Jacob Franklin Ireland was in a big hurry.

Charity Ireland moaned and Sheriff Nick Ireland stepped on the gas. He had to clutch the steering wheel hard because his palms were wet with anxious sweat.

They were in the middle of a raging summer storm, the rain coming down so hard the windshield wipers were almost useless. It didn’t make any difference. Nick knew the way to the hospital, though this was more like piloting a boat than driving a car.

Charity gave another little moan, biting her lips.

He was driving as fast as he could without risking an accident, to the very edges of his driving ability.

“Hang on, honey,” he said, keeping his voice soft and reassuring when he was sick with anxiety and fear. He glanced quickly over to where Charity was slumped in the passenger seat, panting between contractions.

Suddenly, he saw her belly ripple. God!

She gave another little cry and he pressed on the accelerator. Any faster in this wet weather and the car would be a hovercraft. Charity’s forehead was beaded with sweat, though not as much as his.

“Nick,” she moaned.

“It’s okay, honey,” he said, trying not to let his panic show in his voice. It’s okay? What the fuck did he know? All the prenatal lessons had left him so queasy hardly anything penetrated. Any time he opened one of those birth and baby books Charity consumed by the ton, he never got beyond chapter one before breaking out in a cold sweat.

He turned the corner and knew that now it was just a straight run, directly into the hospital’s emergency area, and risked upping the speed a little, hoping no other cars were crazy enough to come out in a storm that was dumping a year’s worth of rain in one afternoon.

A few minutes later, he was carrying Charity in through the hospital doors, shouting for nurses, doctors, anyone. Charity’s face was drawn in agony and he tried to remember why anyone ever had kids.

Nurses came, brisk and efficient and calm, rolling Charity onto a gurney. A nurse palpated her distended belly, lifted her skirt, cut away Charity’s panties and jolted.

“The baby’s crowning!” she said. Even if Nick didn’t know what that meant, he could see it. Between Charity’s legs he could see a rounded thatch of black hair.

His son.

Nick held Charity’s hand, shouting, “Breathe! Breathe!” like an idiot.

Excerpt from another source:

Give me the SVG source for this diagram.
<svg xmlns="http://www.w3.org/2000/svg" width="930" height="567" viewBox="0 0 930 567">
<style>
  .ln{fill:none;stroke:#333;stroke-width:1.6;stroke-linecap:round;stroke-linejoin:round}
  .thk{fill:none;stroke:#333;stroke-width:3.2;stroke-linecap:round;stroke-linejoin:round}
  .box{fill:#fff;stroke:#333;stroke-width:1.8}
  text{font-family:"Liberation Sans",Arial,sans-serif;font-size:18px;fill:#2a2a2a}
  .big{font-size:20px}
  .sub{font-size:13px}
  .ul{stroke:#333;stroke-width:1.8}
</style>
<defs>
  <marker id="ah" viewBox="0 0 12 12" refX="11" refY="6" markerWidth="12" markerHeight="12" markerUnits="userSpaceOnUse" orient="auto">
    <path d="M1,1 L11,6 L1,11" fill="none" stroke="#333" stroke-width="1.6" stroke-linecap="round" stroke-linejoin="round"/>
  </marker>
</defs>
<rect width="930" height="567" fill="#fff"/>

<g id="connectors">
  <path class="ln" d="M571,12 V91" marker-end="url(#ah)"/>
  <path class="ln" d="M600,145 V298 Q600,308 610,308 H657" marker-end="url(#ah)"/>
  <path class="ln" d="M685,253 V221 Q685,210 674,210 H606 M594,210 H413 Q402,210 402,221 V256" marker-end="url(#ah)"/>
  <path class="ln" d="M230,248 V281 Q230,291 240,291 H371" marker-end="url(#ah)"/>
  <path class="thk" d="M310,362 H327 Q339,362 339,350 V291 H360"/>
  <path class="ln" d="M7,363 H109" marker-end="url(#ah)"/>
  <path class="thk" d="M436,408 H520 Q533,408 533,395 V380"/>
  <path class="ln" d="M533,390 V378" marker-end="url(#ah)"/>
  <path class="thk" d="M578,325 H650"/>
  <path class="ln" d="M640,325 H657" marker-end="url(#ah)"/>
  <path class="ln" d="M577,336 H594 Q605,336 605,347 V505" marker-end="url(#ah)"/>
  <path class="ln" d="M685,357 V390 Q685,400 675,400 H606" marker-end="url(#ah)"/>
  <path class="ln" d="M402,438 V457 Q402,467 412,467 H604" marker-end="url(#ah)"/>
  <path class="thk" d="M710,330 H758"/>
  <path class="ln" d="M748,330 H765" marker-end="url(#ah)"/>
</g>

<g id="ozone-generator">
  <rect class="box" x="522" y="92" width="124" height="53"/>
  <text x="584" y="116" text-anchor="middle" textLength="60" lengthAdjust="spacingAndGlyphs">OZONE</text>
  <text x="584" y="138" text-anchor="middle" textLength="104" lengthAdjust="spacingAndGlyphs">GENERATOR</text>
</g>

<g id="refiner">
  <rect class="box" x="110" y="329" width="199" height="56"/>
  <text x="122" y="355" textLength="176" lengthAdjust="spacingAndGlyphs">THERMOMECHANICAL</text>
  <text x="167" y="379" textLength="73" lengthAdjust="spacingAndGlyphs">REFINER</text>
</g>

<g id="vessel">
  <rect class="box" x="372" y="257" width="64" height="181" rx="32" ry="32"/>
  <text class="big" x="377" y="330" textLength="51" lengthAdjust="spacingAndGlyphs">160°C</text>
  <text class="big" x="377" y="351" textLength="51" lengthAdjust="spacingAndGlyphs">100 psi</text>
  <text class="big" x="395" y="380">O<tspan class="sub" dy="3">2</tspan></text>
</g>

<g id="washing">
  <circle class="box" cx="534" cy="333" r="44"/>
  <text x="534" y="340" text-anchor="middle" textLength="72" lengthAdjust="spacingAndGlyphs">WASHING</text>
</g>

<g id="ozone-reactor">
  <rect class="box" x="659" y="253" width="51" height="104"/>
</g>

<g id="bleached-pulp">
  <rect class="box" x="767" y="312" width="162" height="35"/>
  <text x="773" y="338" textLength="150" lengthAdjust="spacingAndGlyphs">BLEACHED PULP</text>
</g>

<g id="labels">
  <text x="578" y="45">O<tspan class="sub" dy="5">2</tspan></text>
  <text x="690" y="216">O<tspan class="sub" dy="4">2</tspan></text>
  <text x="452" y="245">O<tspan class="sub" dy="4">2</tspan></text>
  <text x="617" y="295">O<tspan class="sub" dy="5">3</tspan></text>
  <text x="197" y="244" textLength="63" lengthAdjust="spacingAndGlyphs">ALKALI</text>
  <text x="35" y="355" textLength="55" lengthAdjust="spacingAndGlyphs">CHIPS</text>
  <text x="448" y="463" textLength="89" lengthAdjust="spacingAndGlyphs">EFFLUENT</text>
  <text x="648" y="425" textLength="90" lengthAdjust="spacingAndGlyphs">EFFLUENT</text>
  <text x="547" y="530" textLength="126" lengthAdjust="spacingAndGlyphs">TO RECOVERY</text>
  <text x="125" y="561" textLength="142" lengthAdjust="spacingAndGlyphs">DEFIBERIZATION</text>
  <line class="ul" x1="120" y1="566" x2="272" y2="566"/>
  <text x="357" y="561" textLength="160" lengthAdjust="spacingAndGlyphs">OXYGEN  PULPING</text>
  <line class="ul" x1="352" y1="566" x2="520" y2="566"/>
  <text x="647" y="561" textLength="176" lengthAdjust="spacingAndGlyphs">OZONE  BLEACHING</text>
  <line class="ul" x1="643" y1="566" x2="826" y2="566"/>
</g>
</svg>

While he stayed by Charity’s head, a gaggle of medical personnel gathered around the foot of the gurney, calmly doing things Nick didn’t want to see. Charity was squeezing his hand so hard it almost hurt. He hated to see her suffering, hated it.

Then, suddenly, it was all over. Charity let out a huge cry, astonishingly loud for so small a woman, a bundle of something red slid into the attending doctor’s hands, and the nurses and doctors started snipping and suturing.

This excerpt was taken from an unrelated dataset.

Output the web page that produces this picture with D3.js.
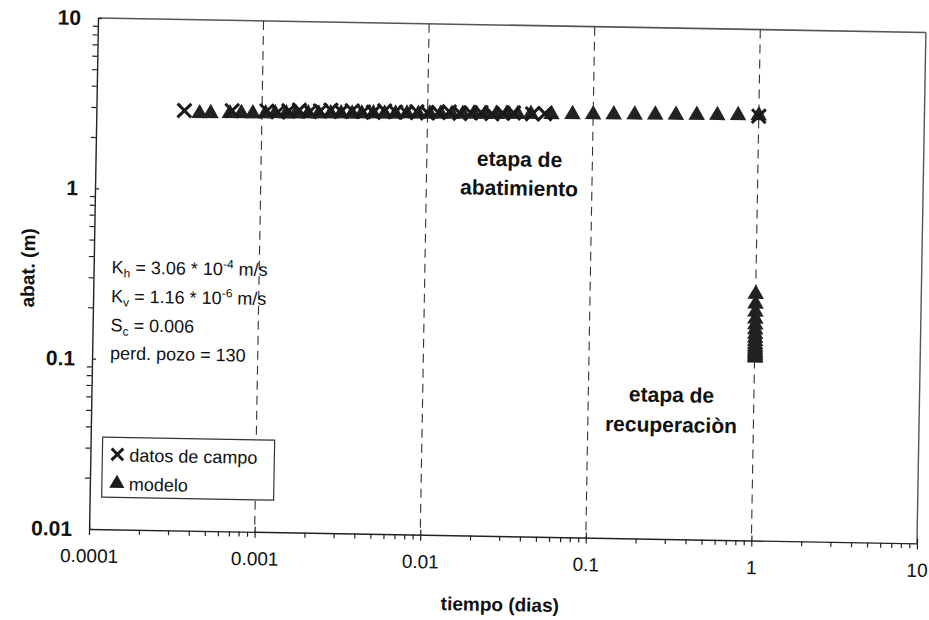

A loud wail started, and Nick looked over, heart pounding.

His son. That funny creature that looked like a skinned rabbit was his son.

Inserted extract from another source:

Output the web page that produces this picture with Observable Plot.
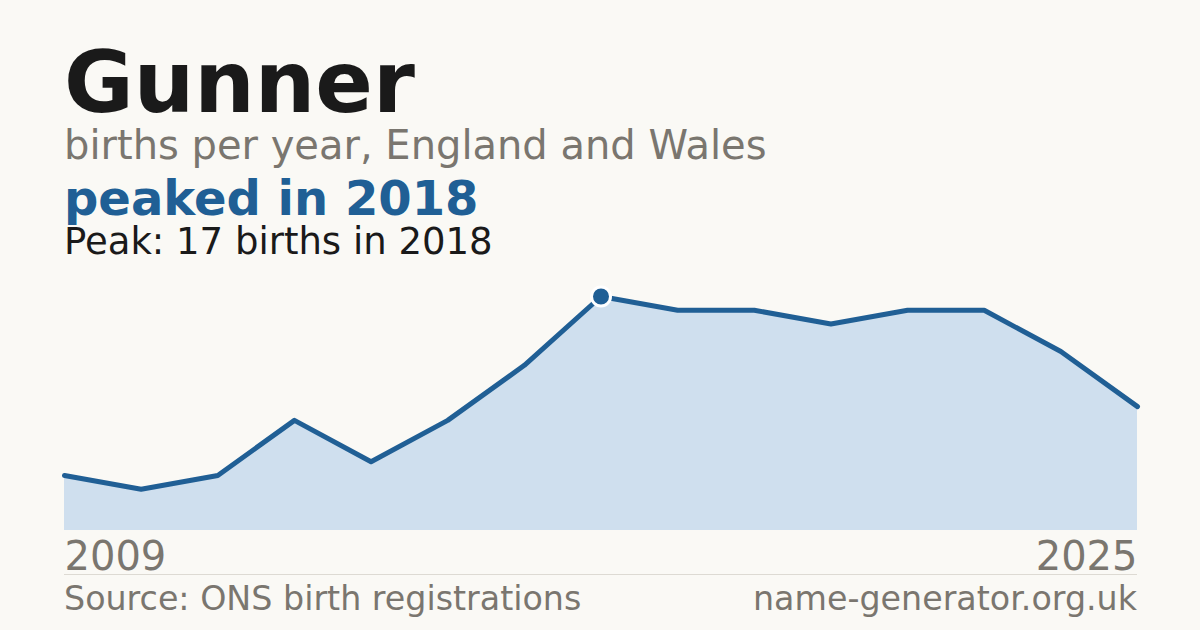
<!DOCTYPE html>
<html>
<head>
<meta charset="utf-8">
<script src="https://cdn.jsdelivr.net/npm/d3@7"></script>
<script src="https://cdn.jsdelivr.net/npm/@observablehq/plot@0.6"></script>
<style>
  html, body { margin: 0; padding: 0; }
  body { width: 1200px; height: 630px; background: #faf9f5; position: relative; overflow: hidden;
         font-family: "DejaVu Sans", sans-serif; }
  .t { position: absolute; left: 64px; line-height: 0.9; white-space: nowrap; }
  #title { top: 45px; font-size: 85px; font-weight: bold; color: #1a1a1a; }
  #sub { top: 127px; font-size: 40px; color: #7a766f; }
  #peaked { top: 177px; font-size: 48px; font-weight: bold; color: #205f95; }
  #peak { top: 224.5px; font-size: 37px; color: #1a1a1a; }
  #chart { position: absolute; left: 0; top: 270px; }
  #rule { position: absolute; left: 64px; top: 574px; width: 1073px; height: 1px; background: #dddad3; }
  .foot { position: absolute; top: 582px; font-size: 33.3px; line-height: 1; color: #7a766f; white-space: nowrap; }
  #src { left: 64px; }
  #site { right: 63px; }
</style>
</head>
<body>
<div class="t" id="title">Gunner</div>
<div class="t" id="sub">births per year, England and Wales</div>
<div class="t" id="peaked">peaked in 2018</div>
<div class="t" id="peak">Peak: 17 births in 2018</div>
<div id="chart"></div>
<div id="rule"></div>
<div class="foot" id="src">Source: ONS birth registrations</div>
<div class="foot" id="site">name-generator.org.uk</div>
<script>
const years = [2009, 2012, 2013, 2014, 2015, 2016, 2017, 2018, 2019, 2020, 2021, 2022, 2023, 2024, 2025];
const births = [4, 3, 4, 8, 5, 8, 12, 17, 16, 16, 15, 16, 16, 13, 9];
const peakYear = 2018;
const peakValue = 17;

const data = years.map((y, i) => ({year: y, births: births[i]}));
const peak = data.filter(d => d.year === peakYear);
const ends = [years[0], years[years.length - 1]];

const chart = Plot.plot({
  width: 1200,
  height: 310,
  marginLeft: 64,
  marginRight: 63,
  marginTop: 26,
  marginBottom: 50,
  style: {background: "transparent", fontFamily: "DejaVu Sans, sans-serif", overflow: "visible"},
  x: {type: "point", domain: years, padding: 0, round: false, axis: null},
  y: {domain: [0, peakValue], axis: null},
  marks: [
    Plot.areaY(data, {x: "year", y: "births", fill: "#cfdfee"}),
    Plot.lineY(data, {x: "year", y: "births", stroke: "#205f95", strokeWidth: 5}),
    Plot.dot(peak, {x: "year", y: "births", r: 9.5, fill: "#205f95", stroke: "#ffffff", strokeWidth: 3}),
    Plot.text([ends[0]], {x: d => d, y: 0, text: d => String(d), dy: 27, textAnchor: "start", fontSize: 40, fill: "#7a766f"}),
    Plot.text([ends[1]], {x: d => d, y: 0, text: d => String(d), dy: 27, textAnchor: "end", fontSize: 40, fill: "#7a766f"})
  ]
});
document.getElementById("chart").appendChild(chart);
</script>
</body>
</html>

Charity laughed and he looked at her in astonishment.

“That was funny?” he asked.

She smiled that slight witchy smile that drove him nuts. “Not funny,” she said softly. “Wonderful.”

Someone touched his elbow. “Sheriff,” one of the nurses said. “Here’s your son.” She placed Jake in his arms.

Nick looked down at his son’s face, features a tiny replica of his own. The fury of coming into this world was already gone. His small face was calm, a little pucker between two tiny eyebrows showing that he was puzzled at this new world.

Nick brushed Jake’s cheek with his forefinger, amazed that anything human could be so soft.

Suddenly, Jake’s eyes opened wide—they were a bright, brilliant blue—and to his dying day, Nick would swear that his son smiled at him. A tiny hand clutched his finger. His son, holding onto his hand.

His son. Jesus. His son.

For the second time in his life, Iceman burst into tears.